#### WHAT YOU HAVE TO DO
Write the listing below out again exactly, dropping the images.
— Start SUPPLIED MATERIAL —
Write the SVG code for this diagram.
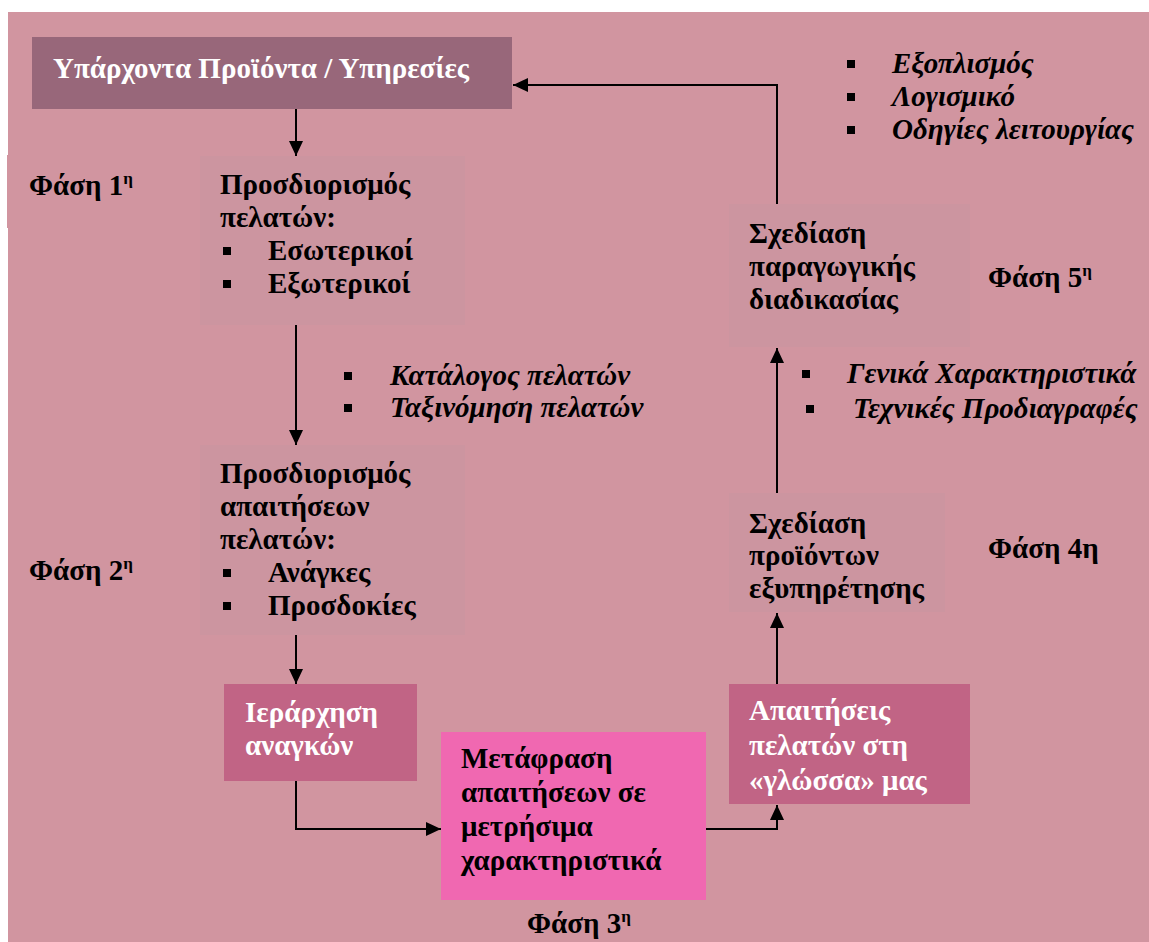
<svg xmlns="http://www.w3.org/2000/svg" width="1149" height="942" viewBox="0 0 1149 942">
  <defs>
    <marker id="arrow" markerUnits="userSpaceOnUse" markerWidth="16" markerHeight="14" refX="15" refY="7" orient="auto">
      <path d="M0,0 L15,7 L0,14 z" fill="#000"/>
    </marker>
  </defs>
  <style>
    text { font-family: "Liberation Serif", "Times New Roman", serif; font-size: 29px; font-weight: bold; fill: #000; }
    .w { fill: #fff; }
    .it { font-style: italic; }
    .sup { font-size: 17px; }
    .bg { fill: #D195A0; }
    .phase { fill: #CC95A0; }
    .dark { fill: #98677A; }
    .mid { fill: #C16485; }
    .hot { fill: #F068B1; }
    .bul { fill: #000; }
    .conn { fill: none; stroke: #000; stroke-width: 2; marker-end: url(#arrow); }
  </style>

  <!-- page background -->
  <rect x="0" y="0" width="1149" height="942" fill="#fff"/>
  <rect class="bg" x="8" y="12" width="1141" height="930"/>
  <rect class="bg" x="7" y="155" width="193" height="73"/>

  <!-- existing products / services -->
  <g id="existing">
    <rect class="dark" x="32" y="37" width="480" height="72"/>
    <text class="w" x="53" y="78">Υπάρχοντα Προϊόντα / Υπηρεσίες</text>
  </g>

  <!-- phase 1 -->
  <g id="phase1-label">
    <text x="29" y="195">Φάση 1<tspan class="sup" dy="-11">η</tspan></text>
  </g>
  <g id="customers">
    <rect class="phase" x="200" y="156" width="265" height="169"/>
    <text x="220" y="194">Προσδιορισμός</text>
    <text x="220" y="227">πελατών:</text>
    <rect class="bul" x="223" y="247" width="8" height="8"/>
    <text x="268" y="260">Εσωτερικοί</text>
    <rect class="bul" x="223" y="280" width="8" height="8"/>
    <text x="268" y="293">Εξωτερικοί</text>
  </g>

  <g id="customer-outputs">
    <rect class="bul" x="344" y="372" width="8" height="8"/>
    <text class="it" x="390" y="385">Κατάλογος πελατών</text>
    <rect class="bul" x="344" y="404" width="8" height="8"/>
    <text class="it" x="390" y="417">Ταξινόμηση πελατών</text>
  </g>

  <!-- phase 2 -->
  <g id="phase2-label">
    <text x="29" y="580">Φάση 2<tspan class="sup" dy="-11">η</tspan></text>
  </g>
  <g id="requirements">
    <rect class="phase" x="200" y="445" width="265" height="190"/>
    <text x="220" y="483">Προσδιορισμός</text>
    <text x="220" y="516">απαιτήσεων</text>
    <text x="220" y="549">πελατών:</text>
    <rect class="bul" x="223" y="569" width="8" height="8"/>
    <text x="268" y="582">Ανάγκες</text>
    <rect class="bul" x="223" y="602" width="8" height="8"/>
    <text x="268" y="615">Προσδοκίες</text>
  </g>

  <g id="ranking">
    <rect class="mid" x="224" y="684" width="193" height="97"/>
    <text class="w" x="245" y="722">Ιεράρχηση</text>
    <text class="w" x="245" y="755">αναγκών</text>
  </g>

  <!-- phase 3 -->
  <g id="translation">
    <rect class="hot" x="441" y="732" width="265" height="168"/>
    <text x="461" y="768">Μετάφραση</text>
    <text x="461" y="802">απαιτήσεων σε</text>
    <text x="461" y="836">μετρήσιμα</text>
    <text x="461" y="870">χαρακτηριστικά</text>
  </g>
  <g id="phase3-label">
    <text x="527" y="933">Φάση 3<tspan class="sup" dy="-11">η</tspan></text>
  </g>

  <g id="our-language">
    <rect class="mid" x="729" y="684" width="241" height="120"/>
    <text class="w" x="749" y="720">Απαιτήσεις</text>
    <text class="w" x="749" y="755">πελατών στη</text>
    <text class="w" x="749" y="790">«γλώσσα» μας</text>
  </g>

  <!-- phase 4 -->
  <g id="service-design">
    <rect class="phase" x="729" y="493" width="216" height="119"/>
    <text x="749" y="533">Σχεδίαση</text>
    <text x="749" y="565">προϊόντων</text>
    <text x="749" y="598">εξυπηρέτησης</text>
  </g>
  <g id="phase4-label">
    <text x="988" y="558">Φάση 4η</text>
  </g>

  <g id="design-outputs">
    <rect class="bul" x="802" y="370" width="8" height="8"/>
    <text class="it" x="847" y="383">Γενικά Χαρακτηριστικά</text>
    <rect class="bul" x="806" y="405" width="8" height="8"/>
    <text class="it" x="853" y="418">Τεχνικές Προδιαγραφές</text>
  </g>

  <!-- phase 5 -->
  <g id="process-design">
    <rect class="phase" x="729" y="204" width="241" height="143"/>
    <text x="749" y="243">Σχεδίαση</text>
    <text x="749" y="276">παραγωγικής</text>
    <text x="749" y="309">διαδικασίας</text>
  </g>
  <g id="phase5-label">
    <text x="988" y="287">Φάση 5<tspan class="sup" dy="-11">η</tspan></text>
  </g>

  <g id="process-outputs">
    <rect class="bul" x="847" y="60" width="8" height="8"/>
    <text class="it" x="892" y="73">Εξοπλισμός</text>
    <rect class="bul" x="847" y="93" width="8" height="8"/>
    <text class="it" x="892" y="106">Λογισμικό</text>
    <rect class="bul" x="847" y="126" width="8" height="8"/>
    <text class="it" x="892" y="139">Οδηγίες λειτουργίας</text>
  </g>

  <!-- flow arrows -->
  <g id="connectors">
    <path class="conn" d="M296,109 V156"/>
    <path class="conn" d="M296,325 V445"/>
    <path class="conn" d="M296,635 V684"/>
    <path class="conn" d="M296,781 V829 H441"/>
    <path class="conn" d="M706,829 H777 V805"/>
    <path class="conn" d="M777,684 V613"/>
    <path class="conn" d="M777,493 V348"/>
    <path class="conn" d="M777,204 V85 H513"/>
  </g>
</svg>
— End SUPPLIED MATERIAL —
#### RESPONSE BELOW
Write the SVG code for this diagram.
<svg xmlns="http://www.w3.org/2000/svg" width="1149" height="942" viewBox="0 0 1149 942">
  <defs>
    <marker id="arrow" markerUnits="userSpaceOnUse" markerWidth="16" markerHeight="14" refX="15" refY="7" orient="auto">
      <path d="M0,0 L15,7 L0,14 z" fill="#000"/>
    </marker>
  </defs>
  <style>
    text { font-family: "Liberation Serif", "Times New Roman", serif; font-size: 29px; font-weight: bold; fill: #000; }
    .w { fill: #fff; }
    .it { font-style: italic; }
    .sup { font-size: 17px; }
    .bg { fill: #D195A0; }
    .phase { fill: #CC95A0; }
    .dark { fill: #98677A; }
    .mid { fill: #C16485; }
    .hot { fill: #F068B1; }
    .bul { fill: #000; }
    .conn { fill: none; stroke: #000; stroke-width: 2; marker-end: url(#arrow); }
  </style>

  <!-- page background -->
  <rect x="0" y="0" width="1149" height="942" fill="#fff"/>
  <rect class="bg" x="8" y="12" width="1141" height="930"/>
  <rect class="bg" x="7" y="155" width="193" height="73"/>

  <!-- existing products / services -->
  <g id="existing">
    <rect class="dark" x="32" y="37" width="480" height="72"/>
    <text class="w" x="53" y="78">Υπάρχοντα Προϊόντα / Υπηρεσίες</text>
  </g>

  <!-- phase 1 -->
  <g id="phase1-label">
    <text x="29" y="195">Φάση 1<tspan class="sup" dy="-11">η</tspan></text>
  </g>
  <g id="customers">
    <rect class="phase" x="200" y="156" width="265" height="169"/>
    <text x="220" y="194">Προσδιορισμός</text>
    <text x="220" y="227">πελατών:</text>
    <rect class="bul" x="223" y="247" width="8" height="8"/>
    <text x="268" y="260">Εσωτερικοί</text>
    <rect class="bul" x="223" y="280" width="8" height="8"/>
    <text x="268" y="293">Εξωτερικοί</text>
  </g>

  <g id="customer-outputs">
    <rect class="bul" x="344" y="372" width="8" height="8"/>
    <text class="it" x="390" y="385">Κατάλογος πελατών</text>
    <rect class="bul" x="344" y="404" width="8" height="8"/>
    <text class="it" x="390" y="417">Ταξινόμηση πελατών</text>
  </g>

  <!-- phase 2 -->
  <g id="phase2-label">
    <text x="29" y="580">Φάση 2<tspan class="sup" dy="-11">η</tspan></text>
  </g>
  <g id="requirements">
    <rect class="phase" x="200" y="445" width="265" height="190"/>
    <text x="220" y="483">Προσδιορισμός</text>
    <text x="220" y="516">απαιτήσεων</text>
    <text x="220" y="549">πελατών:</text>
    <rect class="bul" x="223" y="569" width="8" height="8"/>
    <text x="268" y="582">Ανάγκες</text>
    <rect class="bul" x="223" y="602" width="8" height="8"/>
    <text x="268" y="615">Προσδοκίες</text>
  </g>

  <g id="ranking">
    <rect class="mid" x="224" y="684" width="193" height="97"/>
    <text class="w" x="245" y="722">Ιεράρχηση</text>
    <text class="w" x="245" y="755">αναγκών</text>
  </g>

  <!-- phase 3 -->
  <g id="translation">
    <rect class="hot" x="441" y="732" width="265" height="168"/>
    <text x="461" y="768">Μετάφραση</text>
    <text x="461" y="802">απαιτήσεων σε</text>
    <text x="461" y="836">μετρήσιμα</text>
    <text x="461" y="870">χαρακτηριστικά</text>
  </g>
  <g id="phase3-label">
    <text x="527" y="933">Φάση 3<tspan class="sup" dy="-11">η</tspan></text>
  </g>

  <g id="our-language">
    <rect class="mid" x="729" y="684" width="241" height="120"/>
    <text class="w" x="749" y="720">Απαιτήσεις</text>
    <text class="w" x="749" y="755">πελατών στη</text>
    <text class="w" x="749" y="790">«γλώσσα» μας</text>
  </g>

  <!-- phase 4 -->
  <g id="service-design">
    <rect class="phase" x="729" y="493" width="216" height="119"/>
    <text x="749" y="533">Σχεδίαση</text>
    <text x="749" y="565">προϊόντων</text>
    <text x="749" y="598">εξυπηρέτησης</text>
  </g>
  <g id="phase4-label">
    <text x="988" y="558">Φάση 4η</text>
  </g>

  <g id="design-outputs">
    <rect class="bul" x="802" y="370" width="8" height="8"/>
    <text class="it" x="847" y="383">Γενικά Χαρακτηριστικά</text>
    <rect class="bul" x="806" y="405" width="8" height="8"/>
    <text class="it" x="853" y="418">Τεχνικές Προδιαγραφές</text>
  </g>

  <!-- phase 5 -->
  <g id="process-design">
    <rect class="phase" x="729" y="204" width="241" height="143"/>
    <text x="749" y="243">Σχεδίαση</text>
    <text x="749" y="276">παραγωγικής</text>
    <text x="749" y="309">διαδικασίας</text>
  </g>
  <g id="phase5-label">
    <text x="988" y="287">Φάση 5<tspan class="sup" dy="-11">η</tspan></text>
  </g>

  <g id="process-outputs">
    <rect class="bul" x="847" y="60" width="8" height="8"/>
    <text class="it" x="892" y="73">Εξοπλισμός</text>
    <rect class="bul" x="847" y="93" width="8" height="8"/>
    <text class="it" x="892" y="106">Λογισμικό</text>
    <rect class="bul" x="847" y="126" width="8" height="8"/>
    <text class="it" x="892" y="139">Οδηγίες λειτουργίας</text>
  </g>

  <!-- flow arrows -->
  <g id="connectors">
    <path class="conn" d="M296,109 V156"/>
    <path class="conn" d="M296,325 V445"/>
    <path class="conn" d="M296,635 V684"/>
    <path class="conn" d="M296,781 V829 H441"/>
    <path class="conn" d="M706,829 H777 V805"/>
    <path class="conn" d="M777,684 V613"/>
    <path class="conn" d="M777,493 V348"/>
    <path class="conn" d="M777,204 V85 H513"/>
  </g>
</svg>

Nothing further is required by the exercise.